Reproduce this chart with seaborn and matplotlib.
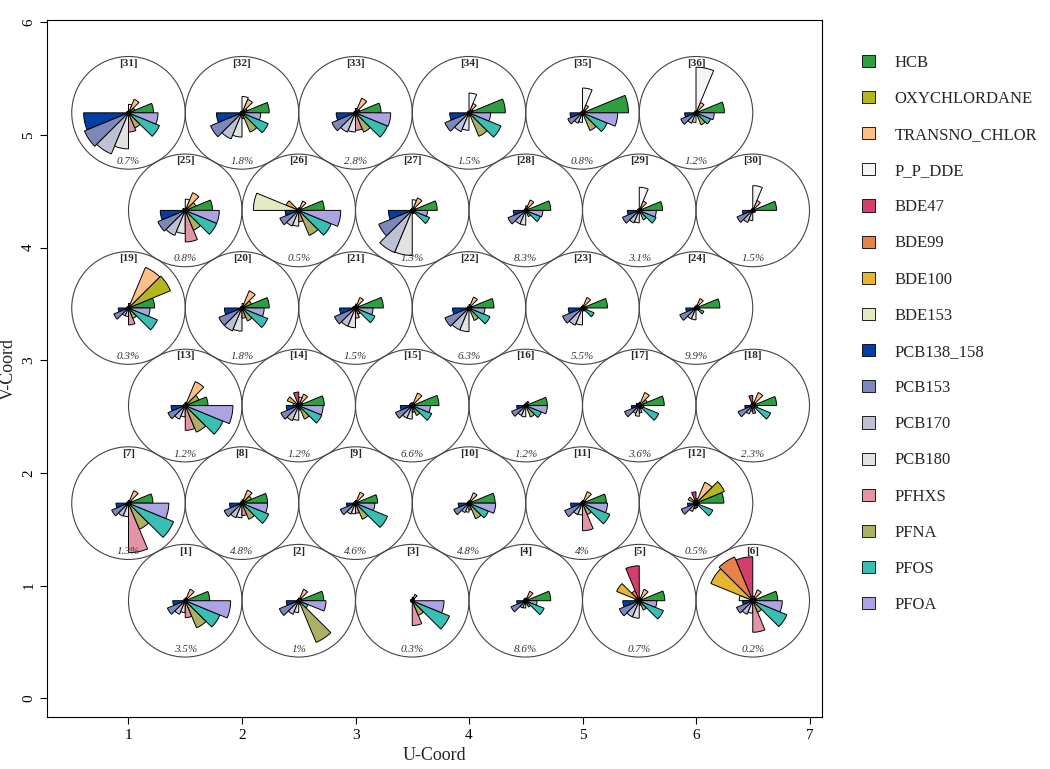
import numpy as np
import matplotlib
matplotlib.use("Agg")
import matplotlib.pyplot as plt
from matplotlib.patches import Wedge, Circle, Patch
import seaborn as sns

# variable names (legend order = segment order, counter-clockwise from east)
variables = ["HCB", "OXYCHLORDANE", "TRANSNO_CHLOR", "P_P_DDE", "BDE47", "BDE99",
             "BDE100", "BDE153", "PCB138_158", "PCB153", "PCB170", "PCB180",
             "PFHXS", "PFNA", "PFOS", "PFOA"]
seg_colors = ["#2E9E3E", "#B5B51E", "#FDC086", "#F5F5F5", "#D33F6A", "#E7834A",
              "#E8B531", "#E2EBC3", "#023FA5", "#7D87B9", "#BEC1D4", "#E2E2E2",
              "#E495A5", "#ABB065", "#39BEB1", "#ACA4E2"]

# scaled codebook values, units 1..36
hcb = [0.43, 0.44, 0.04, 0.44, 0.45, 0.44, 0.43, 0.45, 0.39, 0.46, 0.42, 0.49,
       0.40, 0.45, 0.47, 0.38, 0.44, 0.42, 0.46, 0.48, 0.49, 0.44, 0.44, 0.42,
       0.48, 0.45, 0.44, 0.44, 0.41, 0.42, 0.44, 0.48, 0.45, 0.64, 0.81, 0.50]
oxychlordane = [0.05, 0.06, 0.04, 0.05, 0.06, 0.07, 0.06, 0.18, 0.05, 0.05, 0.06, 0.54,
                0.26, 0.08, 0.05, 0.04, 0.15, 0.06, 0.80, 0.18, 0.07, 0.05, 0.04, 0.04,
                0.20, 0.05, 0.06, 0.05, 0.05, 0.04, 0.12, 0.10, 0.08, 0.08, 0.06, 0.05]
transno_chlor = [0.22, 0.22, 0.12, 0.18, 0.22, 0.21, 0.24, 0.25, 0.21, 0.20, 0.22, 0.40,
                 0.46, 0.22, 0.24, 0.08, 0.25, 0.25, 0.78, 0.33, 0.20, 0.21, 0.20, 0.18,
                 0.34, 0.18, 0.24, 0.20, 0.18, 0.19, 0.26, 0.26, 0.28, 0.18, 0.15, 0.20]
p_p_dde = [0.05, 0.05, 0.06, 0.05, 0.06, 0.08, 0.05, 0.06, 0.05, 0.05, 0.05, 0.08,
           0.06, 0.15, 0.05, 0.05, 0.06, 0.06, 0.08, 0.08, 0.07, 0.06, 0.05, 0.05,
           0.20, 0.05, 0.19, 0.08, 0.41, 0.44, 0.15, 0.29, 0.08, 0.35, 0.44, 0.81]
bde47 = [0.03, 0.03, 0.03, 0.04, 0.62, 0.78, 0.03, 0.03, 0.03, 0.03, 0.03, 0.20,
         0.03, 0.24, 0.05, 0.03, 0.04, 0.18, 0.03, 0.03, 0.04, 0.03, 0.03, 0.03,
         0.03, 0.03, 0.03, 0.03, 0.03, 0.03, 0.03, 0.03, 0.03, 0.03, 0.03, 0.03]
bde99 = [0.03, 0.03, 0.03, 0.04, 0.19, 0.84, 0.03, 0.03, 0.03, 0.03, 0.03, 0.05,
         0.03, 0.04, 0.04, 0.03, 0.03, 0.04, 0.03, 0.03, 0.03, 0.03, 0.03, 0.03,
         0.03, 0.03, 0.03, 0.03, 0.03, 0.03, 0.03, 0.03, 0.03, 0.03, 0.03, 0.03]
bde100 = [0.03, 0.03, 0.03, 0.04, 0.43, 0.80, 0.03, 0.03, 0.03, 0.03, 0.03, 0.15,
          0.03, 0.22, 0.05, 0.03, 0.06, 0.04, 0.03, 0.03, 0.04, 0.03, 0.03, 0.03,
          0.05, 0.24, 0.03, 0.03, 0.03, 0.03, 0.03, 0.03, 0.03, 0.03, 0.03, 0.03]
bde153 = [0.03, 0.03, 0.03, 0.04, 0.08, 0.24, 0.03, 0.03, 0.03, 0.03, 0.03, 0.04,
          0.03, 0.10, 0.04, 0.03, 0.03, 0.03, 0.03, 0.03, 0.05, 0.03, 0.03, 0.03,
          0.03, 0.80, 0.03, 0.03, 0.03, 0.03, 0.04, 0.03, 0.03, 0.03, 0.03, 0.03]
pcb138_158 = [0.22, 0.22, 0.03, 0.16, 0.29, 0.18, 0.22, 0.22, 0.16, 0.19, 0.21, 0.15,
              0.25, 0.22, 0.21, 0.16, 0.14, 0.14, 0.18, 0.31, 0.28, 0.29, 0.25, 0.18,
              0.44, 0.24, 0.42, 0.22, 0.21, 0.18, 0.79, 0.45, 0.34, 0.34, 0.22, 0.20]
pcb153 = [0.34, 0.37, 0.03, 0.28, 0.38, 0.31, 0.32, 0.34, 0.29, 0.29, 0.34, 0.28,
          0.33, 0.34, 0.32, 0.27, 0.28, 0.28, 0.28, 0.44, 0.40, 0.46, 0.38, 0.31,
          0.52, 0.36, 0.64, 0.34, 0.32, 0.30, 0.84, 0.60, 0.45, 0.46, 0.28, 0.29]
pcb170 = [0.26, 0.26, 0.03, 0.14, 0.31, 0.26, 0.25, 0.28, 0.21, 0.18, 0.22, 0.16,
          0.26, 0.29, 0.24, 0.19, 0.15, 0.16, 0.15, 0.44, 0.35, 0.42, 0.33, 0.21,
          0.48, 0.30, 0.81, 0.26, 0.24, 0.23, 0.79, 0.50, 0.37, 0.36, 0.20, 0.20]
pcb180 = [0.21, 0.21, 0.03, 0.13, 0.31, 0.22, 0.24, 0.26, 0.19, 0.16, 0.21, 0.10,
          0.20, 0.26, 0.24, 0.20, 0.19, 0.10, 0.15, 0.41, 0.35, 0.42, 0.30, 0.21,
          0.41, 0.28, 0.80, 0.26, 0.22, 0.18, 0.64, 0.43, 0.34, 0.31, 0.17, 0.17]
pfhxs = [0.30, 0.06, 0.44, 0.06, 0.08, 0.56, 0.88, 0.22, 0.18, 0.12, 0.49, 0.08,
         0.44, 0.08, 0.12, 0.04, 0.13, 0.14, 0.30, 0.18, 0.18, 0.05, 0.05, 0.03,
         0.56, 0.20, 0.05, 0.05, 0.05, 0.03, 0.34, 0.10, 0.31, 0.06, 0.05, 0.05]
pfna = [0.52, 0.80, 0.28, 0.12, 0.18, 0.22, 0.50, 0.31, 0.31, 0.30, 0.22, 0.05,
        0.51, 0.26, 0.19, 0.22, 0.06, 0.05, 0.20, 0.25, 0.12, 0.24, 0.06, 0.04,
        0.38, 0.48, 0.06, 0.12, 0.18, 0.04, 0.29, 0.37, 0.37, 0.45, 0.34, 0.23]
pfos = [0.66, 0.18, 0.71, 0.35, 0.46, 0.65, 0.86, 0.51, 0.61, 0.37, 0.52, 0.32,
        0.72, 0.44, 0.37, 0.30, 0.37, 0.34, 0.55, 0.49, 0.37, 0.40, 0.22, 0.15,
        0.60, 0.62, 0.33, 0.28, 0.32, 0.05, 0.59, 0.50, 0.61, 0.61, 0.47, 0.28]
pfoa = [0.80, 0.48, 0.56, 0.20, 0.31, 0.52, 0.71, 0.45, 0.34, 0.47, 0.44, 0.06,
        0.84, 0.43, 0.32, 0.38, 0.08, 0.08, 0.38, 0.39, 0.31, 0.28, 0.08, 0.06,
        0.60, 0.74, 0.27, 0.30, 0.30, 0.05, 0.52, 0.33, 0.62, 0.38, 0.62, 0.32]

# share of samples mapped to each unit
unit_pct = ["3.5%", "1%", "0.3%", "8.6%", "0.7%", "0.2%",
            "1.3%", "4.8%", "4.6%", "4.8%", "4%", "0.5%",
            "1.2%", "1.2%", "6.6%", "1.2%", "3.6%", "2.3%",
            "0.3%", "1.8%", "1.5%", "6.3%", "5.5%", "9.9%",
            "0.8%", "0.5%", "1.3%", "8.3%", "3.1%", "1.5%",
            "0.7%", "1.8%", "2.8%", "1.5%", "0.8%", "1.2%"]

xdim, ydim = 6, 6
codes = np.column_stack([hcb, oxychlordane, transno_chlor, p_p_dde, bde47, bde99,
                         bde100, bde153, pcb138_158, pcb153, pcb170, pcb180,
                         pfhxs, pfna, pfos, pfoa])

# hexagonal grid (kohonen style)
gx, gy = np.meshgrid(np.arange(1, xdim + 1), np.arange(1, ydim + 1))
gx = gx.ravel().astype(float)
gy = gy.ravel().astype(float)
gx = gx + 0.5 * (gy % 2)
gy = np.sqrt(3) / 2 * gy

sns.set_theme(style="ticks")
plt.rcParams['font.family'] = ['Liberation Serif', 'DejaVu Serif']
palette = sns.color_palette(seg_colors)

fig = plt.figure(figsize=(10.5, 7.69), dpi=100)
ax = fig.add_axes([47 / 1050, 1 - 717 / 769, 775 / 1050, 697 / 769])

step = 360 / len(variables)
for u in range(len(gx)):
    cx, cy = gx[u], gy[u]
    ax.add_patch(Circle((cx, cy), 0.5, fill=False, ec="#444444", lw=0.8))
    for j, v in enumerate(codes[u]):
        ax.add_patch(Wedge((cx, cy), v * 0.5, j * step, (j + 1) * step,
                           fc=palette[j], ec="black", lw=0.7))
    ax.text(cx, cy + 0.44, "[%d]" % (u + 1), ha="center", va="center",
            fontsize=8, fontweight="bold")
    ax.text(cx, cy - 0.43, unit_pct[u], ha="center", va="center",
            fontsize=8, style="italic", color="#333333")

ax.set_xlim(0.282, 7.11)
ax.set_ylim(-0.166, 6.02)
ax.set_xticks(range(1, 8))
ax.set_yticks(range(0, 7))
ax.set_yticklabels([str(i) for i in range(0, 7)], rotation=90, va="center")
ax.tick_params(direction="out", length=5, width=0.8, labelsize=11, colors="black")
for s in ax.spines.values():
    s.set_visible(True)
    s.set_color("black")
    s.set_linewidth(0.8)
ax.set_xlabel("U-Coord", fontsize=13)
ax.set_ylabel("V-Coord", fontsize=13)

handles = [Patch(fc=palette[j], ec="black", lw=0.6) for j in range(len(variables))]
fig.legend(handles, variables, loc="upper left", bbox_to_anchor=(0.821, 0.929),
           frameon=False, fontsize=12, handlelength=0.75, handleheight=0.75,
           labelspacing=1.21, handletextpad=1.2, borderpad=0, borderaxespad=0)

fig.savefig("out.png", dpi=100)
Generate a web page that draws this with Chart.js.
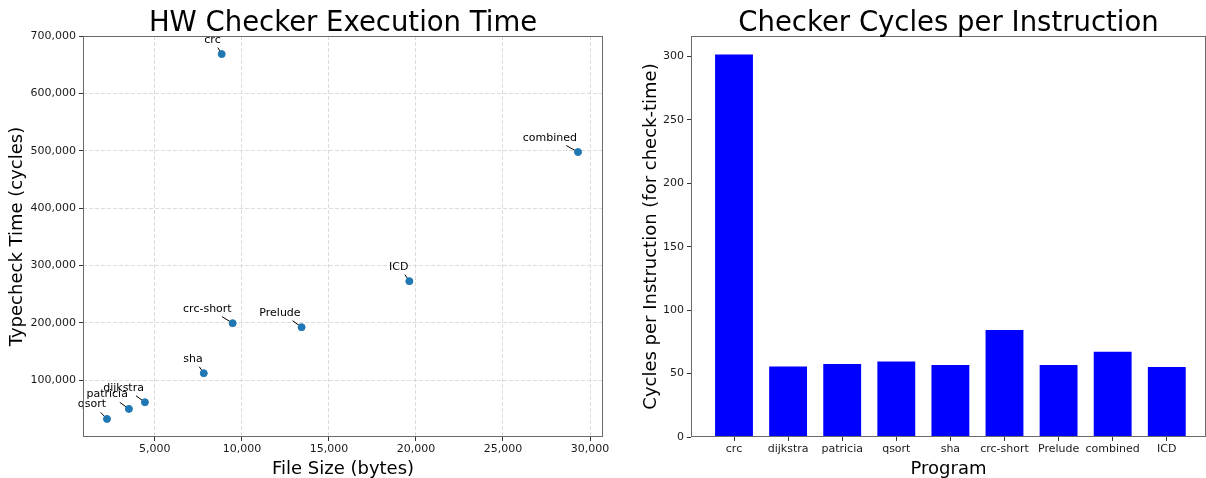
<!DOCTYPE html>
<html lang="en">
<head>
<meta charset="UTF-8">
<title>HW Checker</title>
<script src="https://cdn.jsdelivr.net/npm/chart.js"></script>
<style>
  html, body { margin: 0; padding: 0; background: #fff; }
  body { width: 1206px; height: 478px; position: relative; overflow: hidden; }
  canvas { position: absolute; top: 0; }
  #timeChart { left: 0; }
  #cpiChart { left: 630px; }
</style>
</head>
<body>
<canvas id="timeChart" width="615" height="478"></canvas>
<canvas id="cpiChart" width="576" height="478"></canvas>
<script>
// programs, in the order of the bar chart
const programs = ['crc', 'dijkstra', 'patricia', 'qsort', 'sha', 'crc-short', 'Prelude', 'combined', 'ICD'];

// left: file size vs. typecheck time
const fileSizes = [8840, 4430, 3510, 2250, 7810, 9470, 13430, 29310, 19620];
const checkCycles = [668500, 61600, 50000, 32500, 112200, 199400, 192400, 497700, 272700];

// right: cycles per instruction
const cpiValues = [301.5, 55.6, 57.5, 59.4, 56.7, 84.3, 56.7, 67.2, 55.2];

// tick positions
const sizeTicks = [5000, 10000, 15000, 20000, 25000, 30000];
const cycleTicks = [100000, 200000, 300000, 400000, 500000, 600000, 700000];
const cpiTicks = [0, 50, 100, 150, 200, 250, 300];

const FONT = "'DejaVu Sans', sans-serif";
Chart.defaults.font.family = FONT;
Chart.defaults.font.size = 11;
Chart.defaults.color = '#1a1a1a';

const setTicks = values => scale => { scale.ticks = values.map(v => ({value: v})); };

// box around the plot area + title centred over it
const frameAndTitle = {
    id: 'frameAndTitle',
    afterDraw(chart, args, opts) {
        const {ctx, chartArea: a} = chart;
        ctx.save();
        ctx.strokeStyle = '#6a6a6a';
        ctx.lineWidth = 1;
        ctx.strokeRect(a.left + 0.5, a.top + 0.5, a.right - a.left - 1, a.bottom - a.top - 1);
        ctx.fillStyle = '#000';
        ctx.font = '27.5px ' + FONT;
        ctx.textAlign = 'center';
        ctx.textBaseline = 'alphabetic';
        ctx.fillText(opts.text, (a.left + a.right) / 2, opts.y);
        ctx.restore();
    }
};

// matplotlib-style annotations: label up-left of the point with a short leader line
const pointLabels = {
    id: 'pointLabels',
    beforeDatasetsDraw(chart) {
        const {ctx} = chart;
        const pts = chart.getDatasetMeta(0).data;
        ctx.save();
        ctx.font = '11px ' + FONT;
        ctx.textAlign = 'right';
        ctx.textBaseline = 'alphabetic';
        pts.forEach((p, i) => {
            const w = ctx.measureText(programs[i]).width;
            const right = p.x - 1, base = p.y - 11.5;
            const cx = right - w / 2, cy = base - 4;
            const dx = p.x - cx, dy = p.y - cy;
            const t = Math.min((w / 2 + 2) / Math.abs(dx), 9 / Math.abs(dy));
            ctx.strokeStyle = '#000';
            ctx.lineWidth = 1;
            ctx.beginPath();
            ctx.moveTo(cx + t * dx, cy + t * dy);
            ctx.lineTo(p.x, p.y);
            ctx.stroke();
            ctx.fillStyle = '#000';
            ctx.fillText(programs[i], right, base);
        });
        ctx.restore();
    }
};

const fmt = v => Number(v).toLocaleString('en-US');

new Chart(document.getElementById('timeChart'), {
    type: 'scatter',
    data: {
        datasets: [{
            data: fileSizes.map((x, i) => ({x: x, y: checkCycles[i]})),
            backgroundColor: '#1f77b4',
            borderColor: '#1f77b4',
            pointRadius: 3.5,
            pointHoverRadius: 3.5
        }]
    },
    options: {
        responsive: false,
        animation: false,
        layout: {padding: {top: 36, right: 12, left: 0, bottom: 0}},
        plugins: {
            legend: {display: false},
            tooltip: {enabled: false},
            frameAndTitle: {text: 'HW Checker Execution Time', y: 30.5}
        },
        scales: {
            x: {
                type: 'linear', min: 872, max: 30745,
                afterBuildTicks: setTicks(sizeTicks),
                afterFit: s => { s.height = 41; },
                border: {display: false, dash: [4, 2]},
                grid: {color: '#dcdcdc', tickColor: '#333', tickLength: 4, tickBorderDash: []},
                ticks: {padding: 2, maxRotation: 0, autoSkip: false, callback: fmt},
                title: {display: true, text: 'File Size (bytes)', color: '#000', font: {size: 18, lineHeight: 1}, padding: 0}
            },
            y: {
                type: 'linear', min: 1000, max: 700000,
                afterBuildTicks: setTicks(cycleTicks),
                afterFit: s => { s.width = 83; },
                border: {display: false, dash: [4, 2]},
                grid: {color: '#dcdcdc', tickColor: '#333', tickLength: 4, tickBorderDash: []},
                ticks: {padding: 3, autoSkip: false, callback: fmt},
                title: {display: true, text: 'Typecheck Time (cycles)', color: '#000', font: {size: 18, lineHeight: 1}, padding: {top: 8, bottom: 0}}
            }
        }
    },
    plugins: [pointLabels, frameAndTitle]
});

new Chart(document.getElementById('cpiChart'), {
    type: 'bar',
    data: {
        datasets: [{
            data: cpiValues.map((v, i) => ({x: i, y: v})),
            backgroundColor: '#0000ff',
            borderWidth: 0,
            barPercentage: 0.7,
            categoryPercentage: 1
        }]
    },
    options: {
        responsive: false,
        animation: false,
        layout: {padding: {top: 36, right: 0, left: 0, bottom: 0}},
        plugins: {
            legend: {display: false},
            tooltip: {enabled: false},
            frameAndTitle: {text: 'Checker Cycles per Instruction', y: 30.5}
        },
        scales: {
            x: {
                type: 'linear', min: -0.795, max: 8.725, offset: false,
                afterBuildTicks: setTicks(programs.map((p, i) => i)),
                afterFit: s => { s.height = 41; },
                border: {display: false},
                grid: {drawOnChartArea: false, offset: false, tickColor: '#333', tickLength: 4},
                ticks: {autoSkip: false, padding: 2, maxRotation: 0, callback: v => programs[v] ?? ''},
                title: {display: true, text: 'Program', color: '#000', font: {size: 18, lineHeight: 1}, padding: 0}
            },
            y: {
                type: 'linear', min: 0, max: 316,
                afterBuildTicks: setTicks(cpiTicks),
                afterFit: s => { s.width = 61; },
                border: {display: false},
                grid: {drawOnChartArea: false, tickColor: '#333', tickLength: 4},
                ticks: {autoSkip: false, padding: 3},
                title: {display: true, text: 'Cycles per Instruction (for check-time)', color: '#000', font: {size: 18, lineHeight: 1}, padding: {top: 12, bottom: 0}}
            }
        }
    },
    plugins: [frameAndTitle]
});
</script>
</body>
</html>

-=-=-=-=-

AIM OF THE TASK: Lines of the material that contain the word "this" are to be gathered.

ANSWER:
Reproduce this chart with seaborn and matplotlib.
Generate a web page that draws this with Chart.js.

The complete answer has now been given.